» **Short task**
Leave out the pictures and restate the rest of the data exactly.

» **Dataset content**
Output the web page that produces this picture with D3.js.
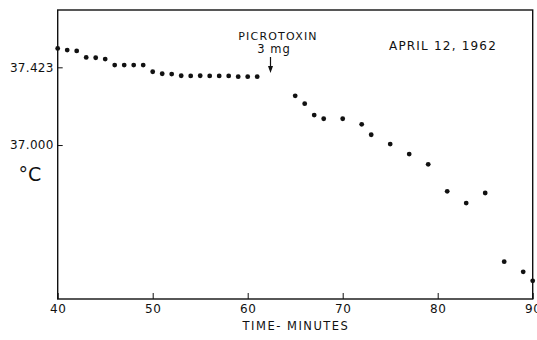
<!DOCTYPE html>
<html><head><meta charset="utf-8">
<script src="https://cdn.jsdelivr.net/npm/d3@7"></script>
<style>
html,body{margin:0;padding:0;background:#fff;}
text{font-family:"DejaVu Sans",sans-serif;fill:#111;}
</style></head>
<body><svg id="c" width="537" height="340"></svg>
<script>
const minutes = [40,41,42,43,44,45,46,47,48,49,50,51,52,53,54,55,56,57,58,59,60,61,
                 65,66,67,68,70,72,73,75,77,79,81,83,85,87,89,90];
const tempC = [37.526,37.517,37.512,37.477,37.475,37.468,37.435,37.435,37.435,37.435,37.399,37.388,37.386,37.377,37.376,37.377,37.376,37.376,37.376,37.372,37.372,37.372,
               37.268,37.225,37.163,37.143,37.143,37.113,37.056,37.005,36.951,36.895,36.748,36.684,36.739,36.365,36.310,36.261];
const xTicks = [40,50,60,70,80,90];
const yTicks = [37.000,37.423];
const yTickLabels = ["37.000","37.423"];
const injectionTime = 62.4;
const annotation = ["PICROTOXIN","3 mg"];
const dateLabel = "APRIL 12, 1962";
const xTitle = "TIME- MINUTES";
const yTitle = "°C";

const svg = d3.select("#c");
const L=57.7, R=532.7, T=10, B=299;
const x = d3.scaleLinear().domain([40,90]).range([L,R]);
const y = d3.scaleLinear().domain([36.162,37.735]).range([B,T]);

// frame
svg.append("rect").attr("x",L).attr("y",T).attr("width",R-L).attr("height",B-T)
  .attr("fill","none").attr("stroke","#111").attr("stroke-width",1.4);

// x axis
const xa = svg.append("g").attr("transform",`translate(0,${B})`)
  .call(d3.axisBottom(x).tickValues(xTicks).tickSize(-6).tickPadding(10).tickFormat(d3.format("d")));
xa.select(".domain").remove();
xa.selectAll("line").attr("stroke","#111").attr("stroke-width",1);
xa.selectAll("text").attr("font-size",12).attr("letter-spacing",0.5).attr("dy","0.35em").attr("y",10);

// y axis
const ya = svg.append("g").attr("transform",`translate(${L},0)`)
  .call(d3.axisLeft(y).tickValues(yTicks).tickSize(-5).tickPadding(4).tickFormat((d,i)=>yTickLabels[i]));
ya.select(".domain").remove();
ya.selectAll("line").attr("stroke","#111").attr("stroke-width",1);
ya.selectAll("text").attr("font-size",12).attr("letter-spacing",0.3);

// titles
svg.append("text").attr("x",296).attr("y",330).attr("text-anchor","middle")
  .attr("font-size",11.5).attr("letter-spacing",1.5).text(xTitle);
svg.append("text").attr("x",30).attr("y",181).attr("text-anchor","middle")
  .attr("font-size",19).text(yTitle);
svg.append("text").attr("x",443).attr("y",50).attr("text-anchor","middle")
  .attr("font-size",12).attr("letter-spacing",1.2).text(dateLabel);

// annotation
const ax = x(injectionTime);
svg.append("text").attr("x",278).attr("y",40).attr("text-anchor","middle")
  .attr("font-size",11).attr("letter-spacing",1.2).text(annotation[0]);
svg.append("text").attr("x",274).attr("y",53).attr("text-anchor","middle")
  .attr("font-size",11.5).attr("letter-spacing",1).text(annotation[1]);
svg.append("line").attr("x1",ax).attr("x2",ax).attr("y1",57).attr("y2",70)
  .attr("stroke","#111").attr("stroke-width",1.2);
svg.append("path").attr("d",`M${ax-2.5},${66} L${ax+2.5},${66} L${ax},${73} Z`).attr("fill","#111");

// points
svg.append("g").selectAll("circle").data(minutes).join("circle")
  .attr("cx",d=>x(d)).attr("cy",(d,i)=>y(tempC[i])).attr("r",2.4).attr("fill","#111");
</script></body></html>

» **Final result**
Output the web page that produces this picture with D3.js.
<!DOCTYPE html>
<html><head><meta charset="utf-8">
<script src="https://cdn.jsdelivr.net/npm/d3@7"></script>
<style>
html,body{margin:0;padding:0;background:#fff;}
text{font-family:"DejaVu Sans",sans-serif;fill:#111;}
</style></head>
<body><svg id="c" width="537" height="340"></svg>
<script>
const minutes = [40,41,42,43,44,45,46,47,48,49,50,51,52,53,54,55,56,57,58,59,60,61,
                 65,66,67,68,70,72,73,75,77,79,81,83,85,87,89,90];
const tempC = [37.526,37.517,37.512,37.477,37.475,37.468,37.435,37.435,37.435,37.435,37.399,37.388,37.386,37.377,37.376,37.377,37.376,37.376,37.376,37.372,37.372,37.372,
               37.268,37.225,37.163,37.143,37.143,37.113,37.056,37.005,36.951,36.895,36.748,36.684,36.739,36.365,36.310,36.261];
const xTicks = [40,50,60,70,80,90];
const yTicks = [37.000,37.423];
const yTickLabels = ["37.000","37.423"];
const injectionTime = 62.4;
const annotation = ["PICROTOXIN","3 mg"];
const dateLabel = "APRIL 12, 1962";
const xTitle = "TIME- MINUTES";
const yTitle = "°C";

const svg = d3.select("#c");
const L=57.7, R=532.7, T=10, B=299;
const x = d3.scaleLinear().domain([40,90]).range([L,R]);
const y = d3.scaleLinear().domain([36.162,37.735]).range([B,T]);

// frame
svg.append("rect").attr("x",L).attr("y",T).attr("width",R-L).attr("height",B-T)
  .attr("fill","none").attr("stroke","#111").attr("stroke-width",1.4);

// x axis
const xa = svg.append("g").attr("transform",`translate(0,${B})`)
  .call(d3.axisBottom(x).tickValues(xTicks).tickSize(-6).tickPadding(10).tickFormat(d3.format("d")));
xa.select(".domain").remove();
xa.selectAll("line").attr("stroke","#111").attr("stroke-width",1);
xa.selectAll("text").attr("font-size",12).attr("letter-spacing",0.5).attr("dy","0.35em").attr("y",10);

// y axis
const ya = svg.append("g").attr("transform",`translate(${L},0)`)
  .call(d3.axisLeft(y).tickValues(yTicks).tickSize(-5).tickPadding(4).tickFormat((d,i)=>yTickLabels[i]));
ya.select(".domain").remove();
ya.selectAll("line").attr("stroke","#111").attr("stroke-width",1);
ya.selectAll("text").attr("font-size",12).attr("letter-spacing",0.3);

// titles
svg.append("text").attr("x",296).attr("y",330).attr("text-anchor","middle")
  .attr("font-size",11.5).attr("letter-spacing",1.5).text(xTitle);
svg.append("text").attr("x",30).attr("y",181).attr("text-anchor","middle")
  .attr("font-size",19).text(yTitle);
svg.append("text").attr("x",443).attr("y",50).attr("text-anchor","middle")
  .attr("font-size",12).attr("letter-spacing",1.2).text(dateLabel);

// annotation
const ax = x(injectionTime);
svg.append("text").attr("x",278).attr("y",40).attr("text-anchor","middle")
  .attr("font-size",11).attr("letter-spacing",1.2).text(annotation[0]);
svg.append("text").attr("x",274).attr("y",53).attr("text-anchor","middle")
  .attr("font-size",11.5).attr("letter-spacing",1).text(annotation[1]);
svg.append("line").attr("x1",ax).attr("x2",ax).attr("y1",57).attr("y2",70)
  .attr("stroke","#111").attr("stroke-width",1.2);
svg.append("path").attr("d",`M${ax-2.5},${66} L${ax+2.5},${66} L${ax},${73} Z`).attr("fill","#111");

// points
svg.append("g").selectAll("circle").data(minutes).join("circle")
  .attr("cx",d=>x(d)).attr("cy",(d,i)=>y(tempC[i])).attr("r",2.4).attr("fill","#111");
</script></body></html>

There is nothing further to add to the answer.